Class Art2aFloatClustering

java.lang.Object
de.unijena.cheminf.clustering.art2a.clustering.Art2aFloatClustering
All Implemented Interfaces:
IArt2aClustering

public class Art2aFloatClustering extends Object implements IArt2aClustering
The class implements an Art-2A algorithm in single machine precision for fast, stable unsupervised clustering for open categorical problems. The class is primarily intended for the clustering of fingerprints.
LITERATURE SOURCE:
See Also:
  • Constructor Details

    • Art2aFloatClustering

      public Art2aFloatClustering(float[][] aDataMatrix, int aMaximumNumberOfEpochs, float aVigilanceParameter, float aRequiredSimilarity, float aLearningParameter) throws IllegalArgumentException, NullPointerException
      Constructor.

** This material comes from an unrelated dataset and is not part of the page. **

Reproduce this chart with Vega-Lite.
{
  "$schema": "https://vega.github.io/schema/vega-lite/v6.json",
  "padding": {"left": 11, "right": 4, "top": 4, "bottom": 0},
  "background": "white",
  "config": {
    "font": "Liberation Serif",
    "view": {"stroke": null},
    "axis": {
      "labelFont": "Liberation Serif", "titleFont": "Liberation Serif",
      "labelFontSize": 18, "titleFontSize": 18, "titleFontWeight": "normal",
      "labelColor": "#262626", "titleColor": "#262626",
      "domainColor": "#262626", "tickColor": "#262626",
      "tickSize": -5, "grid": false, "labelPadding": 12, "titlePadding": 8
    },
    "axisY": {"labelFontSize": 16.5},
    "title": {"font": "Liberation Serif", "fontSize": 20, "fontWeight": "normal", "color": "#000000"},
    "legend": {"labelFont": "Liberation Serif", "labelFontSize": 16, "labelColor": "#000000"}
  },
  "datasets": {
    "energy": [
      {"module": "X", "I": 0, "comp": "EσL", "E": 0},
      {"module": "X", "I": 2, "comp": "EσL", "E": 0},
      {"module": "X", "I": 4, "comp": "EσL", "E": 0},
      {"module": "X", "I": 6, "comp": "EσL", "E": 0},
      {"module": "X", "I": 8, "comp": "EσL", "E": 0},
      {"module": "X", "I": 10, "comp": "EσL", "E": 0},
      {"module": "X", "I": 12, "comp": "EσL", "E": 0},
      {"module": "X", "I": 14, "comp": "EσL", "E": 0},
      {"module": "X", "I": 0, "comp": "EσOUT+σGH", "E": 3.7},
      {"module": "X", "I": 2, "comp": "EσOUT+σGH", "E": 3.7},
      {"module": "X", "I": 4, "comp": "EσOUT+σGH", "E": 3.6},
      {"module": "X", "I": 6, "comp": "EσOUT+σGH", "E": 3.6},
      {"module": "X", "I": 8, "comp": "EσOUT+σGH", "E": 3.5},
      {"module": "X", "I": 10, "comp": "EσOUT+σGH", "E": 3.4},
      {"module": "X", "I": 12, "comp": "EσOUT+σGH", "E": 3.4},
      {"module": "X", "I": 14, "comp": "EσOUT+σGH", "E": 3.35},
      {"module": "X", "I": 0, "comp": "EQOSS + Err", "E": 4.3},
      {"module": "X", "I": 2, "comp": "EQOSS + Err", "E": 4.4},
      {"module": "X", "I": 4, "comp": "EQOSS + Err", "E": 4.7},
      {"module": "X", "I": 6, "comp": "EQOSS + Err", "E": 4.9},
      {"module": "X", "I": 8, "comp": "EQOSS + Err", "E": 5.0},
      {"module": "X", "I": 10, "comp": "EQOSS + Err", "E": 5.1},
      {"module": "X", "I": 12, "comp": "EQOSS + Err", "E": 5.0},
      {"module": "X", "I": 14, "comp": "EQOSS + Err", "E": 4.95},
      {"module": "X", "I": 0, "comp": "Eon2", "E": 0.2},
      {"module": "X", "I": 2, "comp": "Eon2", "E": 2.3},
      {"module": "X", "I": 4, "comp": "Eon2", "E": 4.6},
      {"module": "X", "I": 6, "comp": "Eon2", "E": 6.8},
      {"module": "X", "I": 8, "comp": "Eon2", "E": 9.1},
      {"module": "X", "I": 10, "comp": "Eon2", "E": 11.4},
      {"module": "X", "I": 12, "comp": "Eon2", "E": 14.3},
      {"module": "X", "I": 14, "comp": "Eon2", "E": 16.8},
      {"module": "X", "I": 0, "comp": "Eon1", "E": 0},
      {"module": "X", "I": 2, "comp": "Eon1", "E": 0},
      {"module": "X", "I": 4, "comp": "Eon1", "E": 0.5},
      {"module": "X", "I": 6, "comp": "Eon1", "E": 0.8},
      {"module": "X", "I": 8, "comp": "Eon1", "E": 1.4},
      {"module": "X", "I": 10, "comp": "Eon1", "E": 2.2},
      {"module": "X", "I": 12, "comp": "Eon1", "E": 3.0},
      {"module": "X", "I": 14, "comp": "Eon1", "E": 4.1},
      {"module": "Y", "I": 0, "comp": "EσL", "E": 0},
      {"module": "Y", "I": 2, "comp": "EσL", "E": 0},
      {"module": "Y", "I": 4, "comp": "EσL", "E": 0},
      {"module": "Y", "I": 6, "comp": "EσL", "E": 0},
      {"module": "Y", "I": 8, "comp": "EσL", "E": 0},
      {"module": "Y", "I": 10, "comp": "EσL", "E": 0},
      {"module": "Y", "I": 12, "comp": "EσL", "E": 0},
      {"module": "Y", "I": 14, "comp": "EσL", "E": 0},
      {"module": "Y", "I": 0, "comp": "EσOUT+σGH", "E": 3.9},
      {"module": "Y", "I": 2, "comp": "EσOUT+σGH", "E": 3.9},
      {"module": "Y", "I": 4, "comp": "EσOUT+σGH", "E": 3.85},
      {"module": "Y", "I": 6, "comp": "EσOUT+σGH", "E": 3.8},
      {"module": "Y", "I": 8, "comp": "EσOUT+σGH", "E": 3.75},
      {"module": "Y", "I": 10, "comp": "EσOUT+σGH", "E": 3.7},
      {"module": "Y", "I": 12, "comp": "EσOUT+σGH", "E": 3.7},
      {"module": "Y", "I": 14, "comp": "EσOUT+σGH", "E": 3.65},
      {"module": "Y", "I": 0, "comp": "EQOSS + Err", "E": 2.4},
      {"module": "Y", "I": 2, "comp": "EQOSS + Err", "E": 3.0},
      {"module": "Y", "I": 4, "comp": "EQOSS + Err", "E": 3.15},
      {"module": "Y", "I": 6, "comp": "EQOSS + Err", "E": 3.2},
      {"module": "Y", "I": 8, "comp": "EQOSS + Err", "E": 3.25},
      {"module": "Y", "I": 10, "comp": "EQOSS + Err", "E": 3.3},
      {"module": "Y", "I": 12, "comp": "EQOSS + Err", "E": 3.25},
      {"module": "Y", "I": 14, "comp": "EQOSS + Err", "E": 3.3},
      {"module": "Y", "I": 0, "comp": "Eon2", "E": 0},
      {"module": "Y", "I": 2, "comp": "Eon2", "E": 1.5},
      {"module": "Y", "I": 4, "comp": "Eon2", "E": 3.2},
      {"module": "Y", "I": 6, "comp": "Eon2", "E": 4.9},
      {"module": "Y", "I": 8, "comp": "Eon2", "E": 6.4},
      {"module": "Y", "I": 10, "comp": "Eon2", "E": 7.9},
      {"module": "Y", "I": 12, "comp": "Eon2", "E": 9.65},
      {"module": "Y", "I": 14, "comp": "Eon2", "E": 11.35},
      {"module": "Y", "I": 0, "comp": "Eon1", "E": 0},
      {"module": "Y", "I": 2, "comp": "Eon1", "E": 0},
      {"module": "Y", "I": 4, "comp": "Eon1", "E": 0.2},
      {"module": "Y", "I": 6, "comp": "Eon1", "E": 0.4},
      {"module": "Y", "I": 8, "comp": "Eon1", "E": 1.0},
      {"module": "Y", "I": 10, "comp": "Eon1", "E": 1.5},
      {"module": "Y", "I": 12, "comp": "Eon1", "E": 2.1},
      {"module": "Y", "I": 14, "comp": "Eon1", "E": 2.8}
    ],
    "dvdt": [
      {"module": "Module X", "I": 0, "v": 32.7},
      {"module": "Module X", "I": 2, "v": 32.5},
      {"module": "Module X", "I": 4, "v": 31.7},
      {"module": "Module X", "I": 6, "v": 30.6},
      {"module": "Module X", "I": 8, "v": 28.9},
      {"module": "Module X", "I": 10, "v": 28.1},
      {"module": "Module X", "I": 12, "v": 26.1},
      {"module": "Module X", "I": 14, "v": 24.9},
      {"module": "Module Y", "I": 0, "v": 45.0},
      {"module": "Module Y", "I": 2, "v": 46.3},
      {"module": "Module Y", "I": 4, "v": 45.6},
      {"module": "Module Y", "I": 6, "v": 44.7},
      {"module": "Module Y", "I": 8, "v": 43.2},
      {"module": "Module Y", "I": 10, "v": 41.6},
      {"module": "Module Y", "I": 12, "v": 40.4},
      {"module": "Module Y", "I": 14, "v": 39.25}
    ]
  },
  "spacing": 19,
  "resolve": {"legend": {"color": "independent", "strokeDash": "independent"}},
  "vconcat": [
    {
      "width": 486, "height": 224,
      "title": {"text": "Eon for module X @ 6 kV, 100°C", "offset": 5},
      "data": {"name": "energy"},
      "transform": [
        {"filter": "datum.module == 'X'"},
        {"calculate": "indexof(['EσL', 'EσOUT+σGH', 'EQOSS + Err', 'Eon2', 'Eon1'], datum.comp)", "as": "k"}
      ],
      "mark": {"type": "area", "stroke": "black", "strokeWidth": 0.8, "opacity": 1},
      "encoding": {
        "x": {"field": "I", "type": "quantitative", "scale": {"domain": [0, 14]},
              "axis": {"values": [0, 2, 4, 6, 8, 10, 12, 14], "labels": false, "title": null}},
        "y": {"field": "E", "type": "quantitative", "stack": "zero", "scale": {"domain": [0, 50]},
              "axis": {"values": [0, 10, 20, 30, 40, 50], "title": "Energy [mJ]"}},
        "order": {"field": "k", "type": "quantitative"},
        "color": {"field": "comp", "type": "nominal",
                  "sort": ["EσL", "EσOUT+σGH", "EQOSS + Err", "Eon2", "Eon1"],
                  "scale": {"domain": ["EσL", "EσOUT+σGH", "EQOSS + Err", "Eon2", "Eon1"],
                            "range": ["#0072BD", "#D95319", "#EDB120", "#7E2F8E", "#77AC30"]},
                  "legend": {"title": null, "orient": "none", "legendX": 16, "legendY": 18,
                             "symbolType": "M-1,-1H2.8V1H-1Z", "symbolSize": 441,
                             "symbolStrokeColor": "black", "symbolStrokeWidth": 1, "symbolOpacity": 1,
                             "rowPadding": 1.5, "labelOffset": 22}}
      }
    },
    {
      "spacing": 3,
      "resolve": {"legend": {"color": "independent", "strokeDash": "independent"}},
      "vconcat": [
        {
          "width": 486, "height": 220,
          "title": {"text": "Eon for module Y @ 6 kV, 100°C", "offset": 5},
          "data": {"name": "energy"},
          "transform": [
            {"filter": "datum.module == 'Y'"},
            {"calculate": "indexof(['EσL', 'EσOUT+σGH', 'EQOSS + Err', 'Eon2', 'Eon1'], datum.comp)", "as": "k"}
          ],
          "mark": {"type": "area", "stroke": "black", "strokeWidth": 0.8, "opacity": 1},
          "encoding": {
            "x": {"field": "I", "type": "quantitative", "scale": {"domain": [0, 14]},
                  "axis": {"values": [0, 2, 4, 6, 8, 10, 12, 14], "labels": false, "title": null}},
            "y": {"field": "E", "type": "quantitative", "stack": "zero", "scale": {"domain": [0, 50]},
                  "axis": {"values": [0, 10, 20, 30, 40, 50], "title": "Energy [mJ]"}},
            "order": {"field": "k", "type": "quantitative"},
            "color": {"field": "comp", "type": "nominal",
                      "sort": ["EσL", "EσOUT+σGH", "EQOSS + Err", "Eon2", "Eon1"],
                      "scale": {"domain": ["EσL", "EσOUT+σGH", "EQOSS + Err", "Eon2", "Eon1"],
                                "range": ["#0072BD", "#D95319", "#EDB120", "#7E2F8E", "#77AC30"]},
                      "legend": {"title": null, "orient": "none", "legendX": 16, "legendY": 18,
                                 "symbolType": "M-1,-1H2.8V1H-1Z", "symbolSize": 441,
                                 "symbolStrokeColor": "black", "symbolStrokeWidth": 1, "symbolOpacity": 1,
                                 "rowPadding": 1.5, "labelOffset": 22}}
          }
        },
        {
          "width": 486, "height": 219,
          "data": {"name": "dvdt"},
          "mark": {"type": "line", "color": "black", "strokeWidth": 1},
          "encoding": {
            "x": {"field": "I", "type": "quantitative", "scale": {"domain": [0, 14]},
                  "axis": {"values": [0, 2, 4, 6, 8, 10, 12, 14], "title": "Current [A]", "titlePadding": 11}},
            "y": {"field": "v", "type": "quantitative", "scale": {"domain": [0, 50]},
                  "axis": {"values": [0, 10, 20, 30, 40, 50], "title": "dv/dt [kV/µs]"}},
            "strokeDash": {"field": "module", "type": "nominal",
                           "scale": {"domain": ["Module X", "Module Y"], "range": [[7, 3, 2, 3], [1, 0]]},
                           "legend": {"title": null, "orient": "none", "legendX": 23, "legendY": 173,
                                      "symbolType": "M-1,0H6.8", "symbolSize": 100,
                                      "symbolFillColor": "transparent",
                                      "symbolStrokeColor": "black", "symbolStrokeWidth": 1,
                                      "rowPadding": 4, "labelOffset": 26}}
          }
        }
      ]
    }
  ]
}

The data matrix with the input vectors/fingerprints is checked for correctness. Each row of the matrix corresponds to an input vector/fingerprint. The vectors must not have components smaller than 0. All input vectors must have the same length. If there are components greater than 1, these input vectors are scaled so that all vector components are between 0 and 1.
      WARNING: If the data matrix consists only of null vectors, no clustering is possible, because they do not contain any information that can be used for similarity evaluation.
      Parameters:
      aDataMatrix - matrix contains all inputs for clustering.
      aMaximumNumberOfEpochs - maximum number of epochs that the system may use for convergence.
      aVigilanceParameter - parameter to influence the number of clusters.
      aRequiredSimilarity - parameter indicating the minimum similarity between the current cluster vectors and the previous cluster vectors.
      aLearningParameter - parameter to define the intensity of keeping the old class vector in mind before the system adapts it to the new sample vector.
      Throws:
      IllegalArgumentException - is thrown if the given arguments are invalid.
      NullPointerException - is thrown if aDataMatrix is null.
  • Method Details

    • initializeMatrices

      public void initializeMatrices()
      Initialise the cluster matrices.
      Specified by:
      initializeMatrices in interface IArt2aClustering
    • getRandomizeVectorIndices

      public int[] getRandomizeVectorIndices()
      Since the Art-2a algorithm randomly selects any input vector, the input vectors must first be randomized. The input vectors/fingerprints are randomized so that all input vectors can be clustered by random selection. Here, the Fisher-Yates method is used to randomize the inputs.
      Specified by:
      getRandomizeVectorIndices in interface IArt2aClustering
      Returns:
      an array with vector indices in a random order
    • getClusterResult

      public IArt2aClusteringResult getClusterResult(boolean anIsClusteringResultExported, int aSeedValue) throws ConvergenceFailedException
      Starts an Art-2A clustering algorithm. The clustering process begins by randomly selecting an input vector/fingerprint from the data matrix. After normalizing the first input vector, it is assigned to the first cluster. For all other subsequent input vectors, they also undergo certain normalization steps. If there is sufficient similarity to an existing cluster, they are assigned to that cluster. Otherwise, a new cluster is formed, and the input is added to it. Null vectors are not clustered.
      Specified by:
      getClusterResult in interface IArt2aClustering
      Parameters:
      anIsClusteringResultExported - If the parameter == true, all information about the clustering is exported to 2 text files.The first exported text file is a detailed log of the clustering process and the intermediate results and the second file is a rough overview of the final result.
      aSeedValue - user-defined seed value to randomize input vectors.
      Returns:
      IArt2aClusteringResult
      Throws:
      ConvergenceFailedException - is thrown, when convergence fails.